▶ _PROVIDED DATA_
┌──

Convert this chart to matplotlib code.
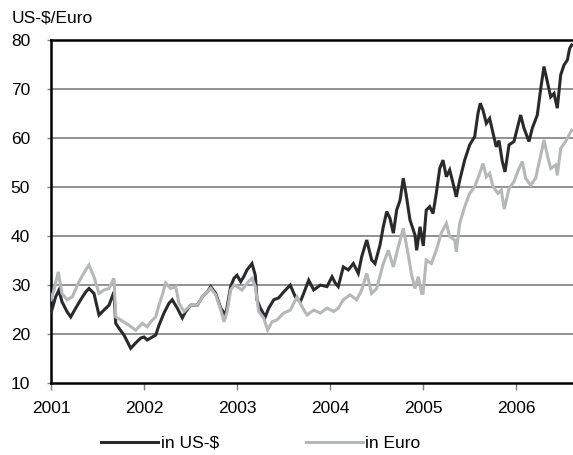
"""
Oil price 2001-2006 in US-$ and in Euro (per barrel).
Writes: out.png
"""

import matplotlib
matplotlib.use("Agg")
import matplotlib.pyplot as plt
import numpy as np

plt.rcParams["font.family"] = ["Liberation Sans", "DejaVu Sans"]

# ---------------------------------------------------------------------------
# Data (x in years since 1 Jan 2001)
# ---------------------------------------------------------------------------
usd_t = [0.00, 0.05, 0.086, 0.118, 0.172, 0.212, 0.266, 0.319, 0.373, 0.409,
         0.462, 0.516, 0.570, 0.624, 0.677, 0.696, 0.731, 0.785, 0.857, 0.911,
         0.965, 1.000, 1.035, 1.072, 1.126, 1.161, 1.215, 1.269, 1.304, 1.358,
         1.412, 1.448, 1.502, 1.573, 1.627, 1.681, 1.717, 1.771, 1.825, 1.878,
         1.932, 1.968, 2.000, 2.040, 2.072, 2.108, 2.161, 2.197, 2.215, 2.251,
         2.304, 2.341, 2.395, 2.448, 2.502, 2.573, 2.627, 2.681, 2.717, 2.771,
         2.825, 2.896, 2.968, 3.022, 3.057, 3.089, 3.143, 3.197, 3.251, 3.304,
         3.341, 3.395, 3.448, 3.484, 3.538, 3.573, 3.610, 3.645, 3.681, 3.717,
         3.753, 3.788, 3.817, 3.860, 3.914, 3.932, 3.968, 4.003, 4.035, 4.072,
         4.108, 4.143, 4.180, 4.215, 4.251, 4.287, 4.323, 4.358, 4.395, 4.448,
         4.502, 4.556, 4.591, 4.616, 4.645, 4.681, 4.717, 4.753, 4.788, 4.817,
         4.853, 4.882, 4.925, 4.978, 5.014, 5.050, 5.086, 5.140, 5.175, 5.229,
         5.266, 5.301, 5.337, 5.373, 5.409, 5.444, 5.481, 5.516, 5.552, 5.577,
         5.599]
usd_val = [24.3, 27.6, 29.0, 26.6, 24.6, 23.5, 25.3, 27.0, 28.6, 29.3,
           28.3, 23.9, 24.9, 25.9, 28.6, 22.2, 21.2, 19.8, 17.1, 18.2,
           19.2, 19.4, 18.8, 19.2, 19.8, 21.8, 24.3, 26.3, 27.0, 25.3,
           23.3, 24.6, 25.9, 25.9, 27.6, 28.6, 29.7, 28.3, 25.3, 23.9,
           29.7, 31.4, 32.0, 30.7, 31.7, 33.1, 34.4, 32.0, 27.0, 25.3,
           23.5, 25.3, 27.0, 27.4, 28.6, 30.0, 27.6, 26.6, 28.3, 31.0,
           29.0, 30.0, 29.7, 31.7, 30.4, 29.7, 33.7, 33.1, 34.4, 32.4,
           35.8, 39.2, 35.1, 34.4, 38.2, 41.9, 45.0, 43.6, 40.6, 45.3,
           47.3, 51.8, 48.7, 43.3, 40.2, 37.1, 41.9, 38.0, 45.3, 46.0,
           44.6, 48.7, 53.8, 55.5, 52.1, 53.5, 50.8, 48.0, 51.4, 55.5,
           58.6, 60.3, 65.0, 67.1, 65.7, 63.0, 64.0, 61.0, 58.2, 59.5,
           55.2, 53.1, 58.6, 59.3, 62.0, 64.7, 62.0, 59.3, 62.0, 64.7,
           70.1, 74.6, 71.5, 68.4, 69.1, 66.1, 72.9, 74.9, 75.9, 78.3,
           79.0]

eur_t = [0.00, 0.032, 0.078, 0.118, 0.172, 0.229, 0.301, 0.373, 0.409, 0.462,
         0.516, 0.570, 0.624, 0.677, 0.696, 0.749, 0.839, 0.911, 0.982, 1.035,
         1.072, 1.126, 1.161, 1.197, 1.233, 1.287, 1.341, 1.376, 1.430, 1.502,
         1.573, 1.627, 1.681, 1.717, 1.771, 1.825, 1.860, 1.892, 1.932, 1.968,
         2.000, 2.054, 2.108, 2.161, 2.197, 2.233, 2.287, 2.330, 2.376, 2.430,
         2.502, 2.573, 2.645, 2.699, 2.753, 2.825, 2.896, 2.968, 3.040, 3.089,
         3.143, 3.215, 3.287, 3.341, 3.395, 3.448, 3.502, 3.573, 3.627, 3.681,
         3.734, 3.788, 3.842, 3.878, 3.914, 3.949, 3.986, 4.000, 4.035, 4.089,
         4.143, 4.197, 4.251, 4.287, 4.341, 4.358, 4.395, 4.448, 4.502, 4.556,
         4.610, 4.645, 4.681, 4.717, 4.753, 4.806, 4.842, 4.874, 4.925, 4.978,
         5.032, 5.068, 5.104, 5.158, 5.211, 5.266, 5.301, 5.337, 5.373, 5.427,
         5.444, 5.481, 5.534, 5.570, 5.599]
eur_val = [27.0, 29.0, 32.7, 28.3, 27.0, 27.6, 30.7, 33.1, 34.1, 31.7,
           28.3, 29.0, 29.3, 31.4, 23.5, 22.9, 21.8, 20.8, 22.2, 21.5,
           22.5, 23.5, 25.9, 28.0, 30.4, 29.3, 29.7, 26.3, 24.6, 25.9,
           25.9, 27.6, 28.6, 29.4, 28.0, 25.0, 22.5, 24.5, 29.0, 30.0,
           29.7, 29.0, 30.4, 31.4, 29.7, 24.6, 23.3, 20.8, 22.5, 22.9,
           24.3, 24.9, 27.6, 25.6, 23.9, 24.9, 24.3, 25.3, 24.6, 25.3,
           27.0, 28.0, 27.0, 29.0, 32.4, 28.3, 29.3, 34.4, 37.1, 33.7,
           37.8, 41.6, 36.1, 32.0, 29.3, 31.7, 28.3, 28.3, 35.1, 34.4,
           37.1, 40.6, 42.6, 39.9, 39.2, 36.8, 42.6, 46.0, 48.7, 50.1,
           52.8, 54.8, 52.1, 52.8, 50.1, 48.7, 49.4, 45.5, 49.7, 51.1,
           53.8, 55.2, 51.8, 50.4, 51.8, 56.5, 59.6, 56.5, 53.8, 54.5,
           52.4, 57.9, 59.3, 60.6, 61.6]

year_ticks = [2001, 2002, 2003, 2004, 2005, 2006]
y_ticks = [10, 20, 30, 40, 50, 60, 70, 80]

usd_x = 2001 + np.array(usd_t)
eur_x = 2001 + np.array(eur_t)

# ---------------------------------------------------------------------------
# Figure
# ---------------------------------------------------------------------------
fig = plt.figure(figsize=(5.73, 4.55), dpi=100)
ax = fig.add_axes([0.089, 0.158, 0.911, 0.754])

ax.plot(usd_x, usd_val, color="#2a2a2c", lw=2.2, zorder=3,
        solid_joinstyle="miter", label="in US-$")
ax.plot(eur_x, eur_val, color="#b5b7b9", lw=2.2, zorder=4,
        solid_joinstyle="miter", label="in Euro")

ax.set_xlim(2001, 2006.613)
ax.set_ylim(10, 80)
ax.set_xticks(year_ticks)
ax.set_yticks(y_ticks)

# gridlines between the spines
for v in y_ticks[1:-1]:
    ax.axhline(v, color="#7f7f7f", lw=1.2, zorder=1)

for side in ("left", "bottom", "top"):
    ax.spines[side].set_linewidth(1.8)
    ax.spines[side].set_color("black")
ax.spines["right"].set_visible(False)

ax.tick_params(axis="x", direction="out", length=5, width=1, color="#7f7f7f",
               labelsize=12.5, pad=8)
ax.tick_params(axis="y", direction="out", length=3, width=1, color="#7f7f7f",
               labelsize=12.5, pad=12)

fig.text(12 / 573, 1 - 18 / 455, "US-$/Euro", fontsize=12.5,
         ha="left", va="center")

fig.legend(loc="center", bbox_to_anchor=(0.455, 0.026), ncol=2,
           frameon=False, fontsize=12.5, handlelength=3.3,
           handletextpad=0.15, columnspacing=5.0, borderaxespad=0)

fig.savefig("out.png", dpi=100)
plt.close(fig)
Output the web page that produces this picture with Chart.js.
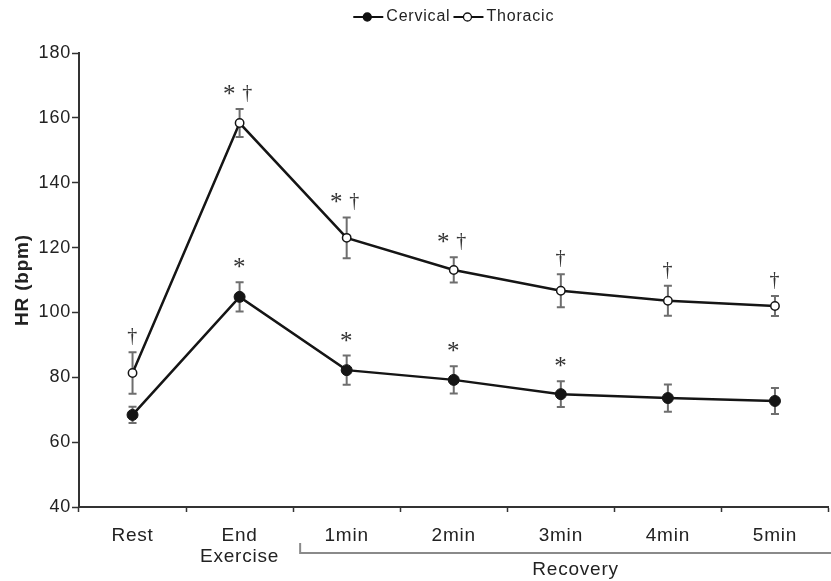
<!DOCTYPE html>
<html>
<head>
<meta charset="utf-8">
<script src="https://cdn.jsdelivr.net/npm/chart.js@4.4.1/dist/chart.umd.min.js"></script>
<style>
  html, body { margin: 0; padding: 0; background: #fff; overflow: hidden; }
  canvas { display: block; }
</style>
</head>
<body>
<canvas id="hrChart" width="835" height="581"></canvas>
<script>
// heart rate, mean and error, per time point
var timeLabels = ['Rest', ['End', 'Exercise'], '1min', '2min', '3min', '4min', '5min'];
var cervicalHR = [68.4, 104.8, 82.2, 79.2, 74.8, 73.6, 72.7];
var cervicalErr = [2.5, 4.5, 4.5, 4.2, 4.0, 4.2, 4.0];
var thoracicHR = [81.3, 158.4, 123.0, 113.1, 106.7, 103.6, 102.0];
var thoracicErr = [6.4, 4.3, 6.3, 3.9, 5.1, 4.6, 3.1];
// significance marks drawn above the error bars
var cervicalSig = ['', '*', '*', '*', '*', '', ''];
var thoracicSig = ['†', '*†', '*†', '*†', '†', '†', '†'];
var yMin = 40, yMax = 180, yStep = 20;

var textFont = '"Liberation Sans", Arial, sans-serif';

// widen all canvas text a little
var wideText = {
    id: 'wideText',
    beforeUpdate: function (chart) { chart.ctx.letterSpacing = '0.8px'; },
    beforeDraw: function (chart) { chart.ctx.letterSpacing = '0.8px'; }
};

var errorBars = {
    id: 'errorBars',
    beforeDatasetsDraw: function (chart) {
        var ctx = chart.ctx, xs = chart.scales.x, ys = chart.scales.y;
        ctx.save();
        ctx.strokeStyle = '#6e6e6e';
        ctx.lineWidth = 2;
        [[cervicalHR, cervicalErr], [thoracicHR, thoracicErr]].forEach(function (s) {
            s[0].forEach(function (v, i) {
                var px = xs.getPixelForValue(i);
                var top = ys.getPixelForValue(v + s[1][i]);
                var bot = ys.getPixelForValue(v - s[1][i]);
                ctx.beginPath();
                ctx.moveTo(px, top); ctx.lineTo(px, bot);
                ctx.moveTo(px - 4, top); ctx.lineTo(px + 4, top);
                ctx.moveTo(px - 4, bot); ctx.lineTo(px + 4, bot);
                ctx.stroke();
            });
        });
        ctx.restore();
    }
};

function drawLegendItem(ctx, x, y, filled, text) {
    ctx.strokeStyle = '#111';
    ctx.lineWidth = 2;
    ctx.beginPath(); ctx.moveTo(x, y); ctx.lineTo(x + 30, y); ctx.stroke();
    ctx.beginPath(); ctx.arc(x + 14, y, 4, 0, Math.PI * 2);
    ctx.fillStyle = filled ? '#111' : '#fff';
    ctx.fill();
    ctx.lineWidth = 1.3;
    ctx.stroke();
    ctx.fillStyle = '#222';
    ctx.fillText(text, x + 33, y);
    return x + 33 + ctx.measureText(text).width + 3;
}

var extras = {
    id: 'extras',
    afterDraw: function (chart) {
        var ctx = chart.ctx, xs = chart.scales.x, ys = chart.scales.y;
        var area = chart.chartArea;
        ctx.save();

        // significance marks
        ctx.fillStyle = '#333';
        ctx.textAlign = 'center';
        ctx.textBaseline = 'alphabetic';
        var serif = ' "Liberation Serif", "Times New Roman", serif';
        function mark(ch, x, y) {
            ctx.font = (ch === '*' ? '25px' : '20px') + serif;
            ctx.fillText(ch, x, ch === '*' ? y + 3 : y);
        }
        [[cervicalHR, cervicalErr, cervicalSig], [thoracicHR, thoracicErr, thoracicSig]].forEach(function (s) {
            s[2].forEach(function (m, i) {
                if (!m) return;
                var px = xs.getPixelForValue(i);
                var py = ys.getPixelForValue(s[0][i] + s[1][i]) - 10;
                if (m.length === 2) {
                    mark(m[0], px - 10, py);
                    mark(m[1], px + 8, py);
                } else {
                    mark(m, px, py);
                }
            });
        });

        // Recovery bracket under the axis
        var bx = (xs.getPixelForValue(1) + xs.getPixelForValue(2)) / 2 + 7;
        ctx.strokeStyle = '#8a8a8a';
        ctx.lineWidth = 2;
        ctx.beginPath();
        ctx.moveTo(bx, xs.top + 36);
        ctx.lineTo(bx, xs.top + 46);
        ctx.lineTo(chart.width, xs.top + 46);
        ctx.stroke();
        ctx.font = '19px ' + textFont;
        ctx.fillStyle = '#222';
        ctx.fillText('Recovery', (bx + chart.width) / 2 + 8, xs.top + 68);

        // legend
        ctx.font = '16px ' + textFont;
        ctx.textAlign = 'left';
        ctx.textBaseline = 'middle';
        var w = 33 + ctx.measureText('Cervical').width + 3 + 33 + ctx.measureText('Thoracic').width;
        var lx = (area.left + area.right) / 2 - w / 2;
        lx = drawLegendItem(ctx, lx, 17, true, 'Cervical');
        drawLegendItem(ctx, lx, 17, false, 'Thoracic');
        ctx.restore();
    }
};

var ctxHR = document.getElementById('hrChart').getContext('2d');
new Chart(ctxHR, {
    type: 'line',
    data: {
        labels: timeLabels,
        datasets: [{
            label: 'Cervical',
            data: cervicalHR,
            borderColor: '#151515',
            borderWidth: 2.5,
            pointRadius: 5.5,
            pointBackgroundColor: '#151515',
            pointBorderColor: '#151515',
            pointBorderWidth: 1,
            tension: 0
        }, {
            label: 'Thoracic',
            data: thoracicHR,
            borderColor: '#151515',
            borderWidth: 2.5,
            pointRadius: 4.2,
            pointBackgroundColor: '#fff',
            pointBorderColor: '#151515',
            pointBorderWidth: 1.5,
            tension: 0
        }]
    },
    options: {
        responsive: false,
        animation: false,
        layout: { padding: { top: 53, left: 0, right: 0, bottom: 0 } },
        plugins: { legend: { display: false }, tooltip: { enabled: false } },
        scales: {
            x: {
                type: 'category',
                offset: true,
                grid: { offset: true, drawOnChartArea: false, tickLength: 5, tickColor: '#333', tickWidth: 1.5 },
                border: { color: '#333', width: 2 },
                ticks: {
                    autoSkip: false,
                    maxRotation: 0,
                    padding: 13,
                    color: '#222',
                    font: { family: textFont, size: 19, lineHeight: 1.1 }
                },
                afterFit: function (scale) { scale.height = 74; }
            },
            y: {
                min: yMin,
                max: yMax,
                grid: { drawOnChartArea: false, tickLength: 7, tickColor: '#333', tickWidth: 1.5 },
                border: { color: '#333', width: 2 },
                ticks: {
                    stepSize: yStep,
                    padding: 1,
                    color: '#222',
                    font: { family: textFont, size: 18 }
                },
                title: {
                    display: true,
                    text: 'HR (bpm)',
                    color: '#222',
                    padding: { top: 11, bottom: 0 },
                    font: { family: textFont, size: 19, weight: 'bold' }
                },
                afterFit: function (scale) { scale.width = 79; }
            }
        }
    },
    plugins: [wideText, errorBars, extras]
});
</script>
</body>
</html>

└──

▶ _WRITTEN PROBLEM_
Across the records above, count the lines holding "matplotlib" and reply with that number alone.

▶ _ANSWER BELOW_
4